I have been encouraged this week by the response of Synod to the Mission Shaped Church report. An interesting motion has been passed and I am particularly intrigued by part b below (I have cut and paste the whole motion from Thinking Anglicans)

the actual report can be read here:  (GS 1761)

Following debate, Dr Philip Giddings moved the following motion, which was carried by the Synod:

‘That this Synod
(a) affirm the mixed economy of traditional churches and fresh expressions of church, working in partnership, as the most promising mission strategy in a fast changing culture;
(b) encourage those responsible for vocations and training in dioceses and parishes to promote the imaginative recruitment, training and deployment of ordained and lay pioneer ministers in and beyond title posts;
(c) commend the making of Bishops’ Mission Order to integrate suitable fresh expressions of church in the life of the dioceses; and
(d) request the Mission and Public Affairs Division and the Research and Statistics Unit to gather evidence on the spiritual and numerical growth of the mixed economy church in general and fresh expressions of church in particular, and to bring a further report or reports to Synod in the next quinquennium.’
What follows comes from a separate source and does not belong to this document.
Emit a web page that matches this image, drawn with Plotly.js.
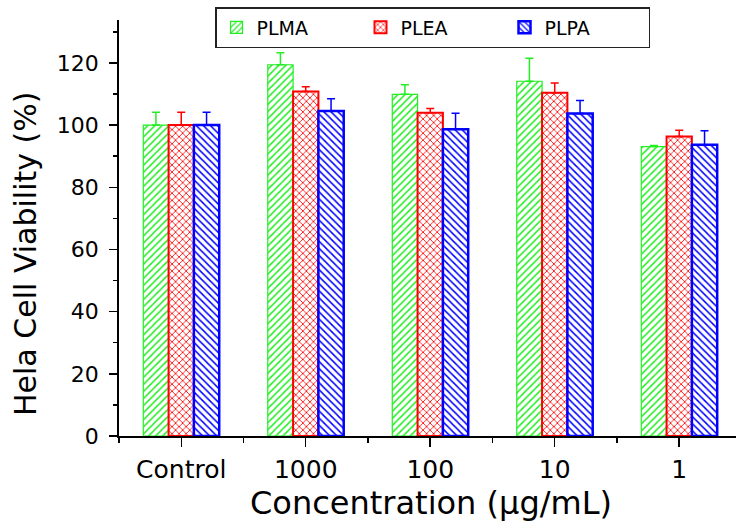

Those words ‘imaginative training and deployment of deployment of ordained and lay pioneer ministers in and title posts’ give me hope. My diocese has been great and creative in setting up my title post … but I am aware of lack of imagination or willingness in other areas.
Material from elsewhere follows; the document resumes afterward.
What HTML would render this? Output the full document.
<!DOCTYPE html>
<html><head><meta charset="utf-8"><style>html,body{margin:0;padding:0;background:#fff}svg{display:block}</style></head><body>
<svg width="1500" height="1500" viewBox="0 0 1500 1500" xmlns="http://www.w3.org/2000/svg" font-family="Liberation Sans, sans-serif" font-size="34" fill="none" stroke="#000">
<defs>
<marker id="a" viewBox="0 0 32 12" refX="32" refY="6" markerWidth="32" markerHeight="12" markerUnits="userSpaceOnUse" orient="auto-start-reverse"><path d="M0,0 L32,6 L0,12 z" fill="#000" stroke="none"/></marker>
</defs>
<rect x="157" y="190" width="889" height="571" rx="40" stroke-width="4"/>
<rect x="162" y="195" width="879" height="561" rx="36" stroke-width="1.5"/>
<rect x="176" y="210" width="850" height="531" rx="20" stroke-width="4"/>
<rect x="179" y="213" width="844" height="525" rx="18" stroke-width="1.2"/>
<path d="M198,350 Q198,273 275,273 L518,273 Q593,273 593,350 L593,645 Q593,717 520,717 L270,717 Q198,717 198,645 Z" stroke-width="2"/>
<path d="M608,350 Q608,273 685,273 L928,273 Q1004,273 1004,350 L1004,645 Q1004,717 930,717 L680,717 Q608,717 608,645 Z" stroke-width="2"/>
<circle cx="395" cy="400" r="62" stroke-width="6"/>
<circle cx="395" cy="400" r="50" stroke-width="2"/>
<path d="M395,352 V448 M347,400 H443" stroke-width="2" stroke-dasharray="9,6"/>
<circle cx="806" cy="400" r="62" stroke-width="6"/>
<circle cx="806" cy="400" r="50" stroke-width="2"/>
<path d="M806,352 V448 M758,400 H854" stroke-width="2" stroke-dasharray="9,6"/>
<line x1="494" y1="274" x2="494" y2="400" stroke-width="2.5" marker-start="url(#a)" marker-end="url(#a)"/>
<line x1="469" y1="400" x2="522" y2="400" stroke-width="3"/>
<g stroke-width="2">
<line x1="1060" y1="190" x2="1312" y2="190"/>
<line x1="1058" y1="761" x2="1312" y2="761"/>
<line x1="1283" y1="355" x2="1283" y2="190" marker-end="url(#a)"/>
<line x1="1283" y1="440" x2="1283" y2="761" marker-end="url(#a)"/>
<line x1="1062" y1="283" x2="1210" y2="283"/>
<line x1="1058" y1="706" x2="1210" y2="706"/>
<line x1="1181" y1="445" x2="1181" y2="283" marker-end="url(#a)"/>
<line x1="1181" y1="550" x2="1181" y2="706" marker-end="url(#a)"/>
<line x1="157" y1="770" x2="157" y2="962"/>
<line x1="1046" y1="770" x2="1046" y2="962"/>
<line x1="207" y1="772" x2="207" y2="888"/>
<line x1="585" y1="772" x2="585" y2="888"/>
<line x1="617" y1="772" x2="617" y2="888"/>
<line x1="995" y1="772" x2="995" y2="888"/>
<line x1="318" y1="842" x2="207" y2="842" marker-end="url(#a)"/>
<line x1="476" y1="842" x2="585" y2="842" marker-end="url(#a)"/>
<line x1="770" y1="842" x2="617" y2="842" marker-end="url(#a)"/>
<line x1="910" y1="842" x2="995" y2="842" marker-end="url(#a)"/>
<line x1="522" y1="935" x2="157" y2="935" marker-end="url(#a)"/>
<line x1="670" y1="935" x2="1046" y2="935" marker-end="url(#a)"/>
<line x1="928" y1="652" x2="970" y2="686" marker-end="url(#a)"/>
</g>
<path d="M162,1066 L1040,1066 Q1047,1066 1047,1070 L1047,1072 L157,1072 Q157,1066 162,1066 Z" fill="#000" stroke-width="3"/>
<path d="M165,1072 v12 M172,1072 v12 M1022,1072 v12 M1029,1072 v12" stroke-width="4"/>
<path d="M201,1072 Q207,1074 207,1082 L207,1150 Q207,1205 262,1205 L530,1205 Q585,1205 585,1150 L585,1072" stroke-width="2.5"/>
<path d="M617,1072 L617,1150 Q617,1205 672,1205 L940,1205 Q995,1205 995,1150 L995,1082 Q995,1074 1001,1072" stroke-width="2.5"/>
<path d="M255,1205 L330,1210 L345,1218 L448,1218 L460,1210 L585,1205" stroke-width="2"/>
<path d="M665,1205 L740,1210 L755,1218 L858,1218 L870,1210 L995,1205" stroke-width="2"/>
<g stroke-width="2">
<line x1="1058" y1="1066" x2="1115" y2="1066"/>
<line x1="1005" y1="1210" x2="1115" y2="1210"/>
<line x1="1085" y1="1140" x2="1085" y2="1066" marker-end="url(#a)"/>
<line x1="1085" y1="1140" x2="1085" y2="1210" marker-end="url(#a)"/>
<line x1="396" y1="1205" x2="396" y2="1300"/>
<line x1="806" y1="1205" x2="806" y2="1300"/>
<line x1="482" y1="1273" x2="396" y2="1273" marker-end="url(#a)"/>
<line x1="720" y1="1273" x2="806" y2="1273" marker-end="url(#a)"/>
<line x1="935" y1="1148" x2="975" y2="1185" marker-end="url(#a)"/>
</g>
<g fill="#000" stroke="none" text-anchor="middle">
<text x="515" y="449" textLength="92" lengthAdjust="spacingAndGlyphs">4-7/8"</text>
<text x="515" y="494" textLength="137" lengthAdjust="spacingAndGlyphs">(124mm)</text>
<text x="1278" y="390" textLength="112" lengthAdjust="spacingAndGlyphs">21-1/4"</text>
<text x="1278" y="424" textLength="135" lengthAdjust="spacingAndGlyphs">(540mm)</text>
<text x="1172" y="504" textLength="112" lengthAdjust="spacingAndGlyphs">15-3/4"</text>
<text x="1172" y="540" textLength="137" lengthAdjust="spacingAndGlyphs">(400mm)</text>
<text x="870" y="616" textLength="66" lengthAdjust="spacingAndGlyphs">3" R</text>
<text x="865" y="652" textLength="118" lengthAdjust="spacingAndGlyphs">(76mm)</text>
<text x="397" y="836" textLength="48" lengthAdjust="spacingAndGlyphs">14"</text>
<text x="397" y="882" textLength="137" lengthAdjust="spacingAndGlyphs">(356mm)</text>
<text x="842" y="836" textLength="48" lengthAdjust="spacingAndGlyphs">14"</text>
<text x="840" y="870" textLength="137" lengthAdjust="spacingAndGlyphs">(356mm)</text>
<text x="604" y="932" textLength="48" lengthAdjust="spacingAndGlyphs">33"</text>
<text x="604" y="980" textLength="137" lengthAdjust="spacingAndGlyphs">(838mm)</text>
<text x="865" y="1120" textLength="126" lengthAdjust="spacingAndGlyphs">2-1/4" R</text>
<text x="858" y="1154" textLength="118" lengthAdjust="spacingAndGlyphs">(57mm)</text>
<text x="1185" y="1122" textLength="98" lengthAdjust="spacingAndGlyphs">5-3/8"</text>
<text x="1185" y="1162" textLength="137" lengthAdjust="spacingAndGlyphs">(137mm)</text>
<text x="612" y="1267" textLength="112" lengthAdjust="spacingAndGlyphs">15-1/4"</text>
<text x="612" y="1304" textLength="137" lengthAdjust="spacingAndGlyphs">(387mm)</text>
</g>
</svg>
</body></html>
It also fills me with some hope for the future, as I guess it will not be long before I will have to start to think about where this all goes next. What will happen to me after my 3/4 year curacy? It is a worry – and this gives some hope, although the gap in this proposal is the whole money issue. I’s great to encourage creativity in thinking, but creativity costs money – and there does not seem to be a lot of that around!